Introduction: Canvas Wall Art (With a Geek Twist)
An easy way to make custom canvas wall art, with a geek twist! (yay fan art!)
I love getting inspired and unleashing my geeky side whenever possible and putting these images on canvas's was a fun and elegant way of displaying them! And now I get to enjoy some of my all time favorites everyday! : )
This project is super easy with minimal supplies and completely customizable to your style! Use your favorite images and/or photos!
Step 1: Check Out the Full Video Tutorial!
Step 2: Gather Your Supplies
- Staple Gun (find one here)
- Scissors / Paper Trimmer (here is the one I use)
- Paint Can Opener / Flat Head Screw Driver (find one here or use anything to help remove the original staples on the canvas)
- 1 Canvas (size of your choice, mine was 12" x 16" you can find the same kind here)
- Heat Transfer Paper (size should fit your canvas, I used 11" x 17", you can find the same kind here)
- Modge Podge (*optional* you can use this to seal your canvas)
You can iron your image straight onto the original canvas fabric but for a cleaner look I would suggest using new white canvas fabric (from the fabric store) as the original may have a waxy finish that can make it difficult to transfer your image smoothly.
Step 3: Choose & Print Your Image
- Scissors/Paper Trimmer
- Heat Transfer Paper
Decide what image/images you would like to transfer onto your canvas.
For this project I went with a "geeky" theme and chose images from my favorite movies, shows & games. I found my images through some google searches and modified them a bit in Photoshop. I also added some inspirational quotes to go with each image to keep me motivated! "Dude, suckin' at something is the first step towards being sorta good at something." - Jake the Dog
Since I made more than one canvas to create a gallery, I found it helpful to plan out the arrangement first to make sure I liked all of my photos.
Next you want to print your images onto your heat transfer paper. Make sure to read the directions for your specific paper so you know whether or not you will need to flip your image. From my experience light transfer paper requires a flipped image and dark transfer paper stays as is but I would recommend reading the directions for your specific kind.

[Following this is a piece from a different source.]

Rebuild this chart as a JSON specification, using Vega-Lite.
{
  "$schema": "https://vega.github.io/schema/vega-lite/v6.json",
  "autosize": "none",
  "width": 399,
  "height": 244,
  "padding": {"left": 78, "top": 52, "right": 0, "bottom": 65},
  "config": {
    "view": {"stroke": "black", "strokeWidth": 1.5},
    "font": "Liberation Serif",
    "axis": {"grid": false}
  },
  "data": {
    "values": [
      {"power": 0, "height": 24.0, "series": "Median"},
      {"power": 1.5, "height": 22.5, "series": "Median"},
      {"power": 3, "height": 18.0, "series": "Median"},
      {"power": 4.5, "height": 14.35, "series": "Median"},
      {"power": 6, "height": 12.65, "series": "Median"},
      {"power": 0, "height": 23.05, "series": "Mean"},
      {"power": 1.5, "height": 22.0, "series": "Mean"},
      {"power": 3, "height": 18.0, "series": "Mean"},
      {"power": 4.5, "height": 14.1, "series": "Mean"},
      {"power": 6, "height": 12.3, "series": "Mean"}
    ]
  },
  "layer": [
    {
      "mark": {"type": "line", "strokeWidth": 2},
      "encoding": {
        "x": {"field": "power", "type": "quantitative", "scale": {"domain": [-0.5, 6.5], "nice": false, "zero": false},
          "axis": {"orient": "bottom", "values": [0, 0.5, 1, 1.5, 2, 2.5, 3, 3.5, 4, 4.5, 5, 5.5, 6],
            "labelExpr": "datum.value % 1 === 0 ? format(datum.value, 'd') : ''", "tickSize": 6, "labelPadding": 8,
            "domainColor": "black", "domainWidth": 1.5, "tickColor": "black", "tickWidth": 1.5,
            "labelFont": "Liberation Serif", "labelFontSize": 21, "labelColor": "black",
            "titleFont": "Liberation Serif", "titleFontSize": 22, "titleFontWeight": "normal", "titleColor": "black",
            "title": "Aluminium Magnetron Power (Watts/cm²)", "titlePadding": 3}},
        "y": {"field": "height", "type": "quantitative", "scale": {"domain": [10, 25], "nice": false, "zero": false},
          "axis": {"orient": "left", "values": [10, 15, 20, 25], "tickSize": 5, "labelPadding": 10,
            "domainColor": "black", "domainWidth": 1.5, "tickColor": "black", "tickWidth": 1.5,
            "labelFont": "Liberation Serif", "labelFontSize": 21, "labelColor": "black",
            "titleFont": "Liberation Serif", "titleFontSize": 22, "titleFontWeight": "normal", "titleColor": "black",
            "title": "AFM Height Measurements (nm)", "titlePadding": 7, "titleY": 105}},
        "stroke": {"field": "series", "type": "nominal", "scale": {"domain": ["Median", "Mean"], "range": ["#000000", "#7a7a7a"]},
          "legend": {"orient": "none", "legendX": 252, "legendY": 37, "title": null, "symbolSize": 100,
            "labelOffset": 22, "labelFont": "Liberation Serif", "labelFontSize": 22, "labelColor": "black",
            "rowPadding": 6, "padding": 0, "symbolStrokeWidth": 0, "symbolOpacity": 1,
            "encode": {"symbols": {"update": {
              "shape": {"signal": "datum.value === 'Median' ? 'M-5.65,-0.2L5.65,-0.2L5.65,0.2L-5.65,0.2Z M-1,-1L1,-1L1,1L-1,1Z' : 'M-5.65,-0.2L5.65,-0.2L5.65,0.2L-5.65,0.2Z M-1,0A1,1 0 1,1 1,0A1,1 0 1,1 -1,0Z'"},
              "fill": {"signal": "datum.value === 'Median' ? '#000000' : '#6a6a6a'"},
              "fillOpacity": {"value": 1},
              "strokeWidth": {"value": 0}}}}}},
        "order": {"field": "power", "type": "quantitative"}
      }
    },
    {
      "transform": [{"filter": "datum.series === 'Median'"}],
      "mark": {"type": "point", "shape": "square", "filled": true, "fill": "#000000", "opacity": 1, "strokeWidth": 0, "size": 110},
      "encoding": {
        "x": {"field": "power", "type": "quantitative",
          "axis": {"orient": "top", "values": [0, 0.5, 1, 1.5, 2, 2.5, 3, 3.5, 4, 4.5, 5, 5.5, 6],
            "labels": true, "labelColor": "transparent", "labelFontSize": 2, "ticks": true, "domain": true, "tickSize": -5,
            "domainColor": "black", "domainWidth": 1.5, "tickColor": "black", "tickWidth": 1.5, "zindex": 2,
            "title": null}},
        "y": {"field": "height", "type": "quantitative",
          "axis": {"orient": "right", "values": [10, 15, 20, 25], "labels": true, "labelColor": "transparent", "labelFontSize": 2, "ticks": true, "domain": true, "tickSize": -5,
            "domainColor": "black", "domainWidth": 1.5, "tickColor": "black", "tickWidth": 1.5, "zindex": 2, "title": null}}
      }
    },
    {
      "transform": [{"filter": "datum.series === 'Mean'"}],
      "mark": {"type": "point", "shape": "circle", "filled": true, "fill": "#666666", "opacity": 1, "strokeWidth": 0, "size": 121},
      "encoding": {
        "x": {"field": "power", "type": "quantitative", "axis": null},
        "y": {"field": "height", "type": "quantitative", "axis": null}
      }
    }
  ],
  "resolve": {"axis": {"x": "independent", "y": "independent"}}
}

Trim your image if necessary, I used a paper trimmer to cut mine down to size.
Step 4: Take Apart Your Canvas
- Paint Can Opener / Flat Head Screw Driver ( or anything to help remove the original staples on the canvas)
Remove the canvas from the frame.
I used a paint can opener to pry up the existing staples.
Step 5: Iron on Your Image
- Image (printed on heat transfer paper)
Iron your image onto the canvas fabric. Make sure to read the directions for your heat transfer paper. For my image, I laid the heat transfer paper face down and ironed over the back of the paper. What worked best for me was applying slightly firm pressure and making slow passes over the entire paper. It took me about 1min the get the image fully transferred.
Peel off the paper backing once the canvas is completely cooled.
It helps to make sure the edges are transferred completely so that the image does not tear when peeling off the backing.
Step 6: Attach the Canvas Back Onto the Frame
- Staple Gun
- Canvas (with image ironed on)
Position your canvas back onto the frame. It you are using the original canvas fabric it should still have some creases to help you guide it back on.
I started out by stapling one side to the frame. Then moved on to the opposite side, pulling the canvas to give it a tight bond.
Then repeated for the remaining sides.
Then your done!
*For a finishing option you can also seal your canvas with some modge podge to further protect it.
Step 7: Hang & Enjoy!
The last thing to do is hang your new canvas on the wall!
Or if you want to get crazy you can make several canvas and create a gallery! (like me!)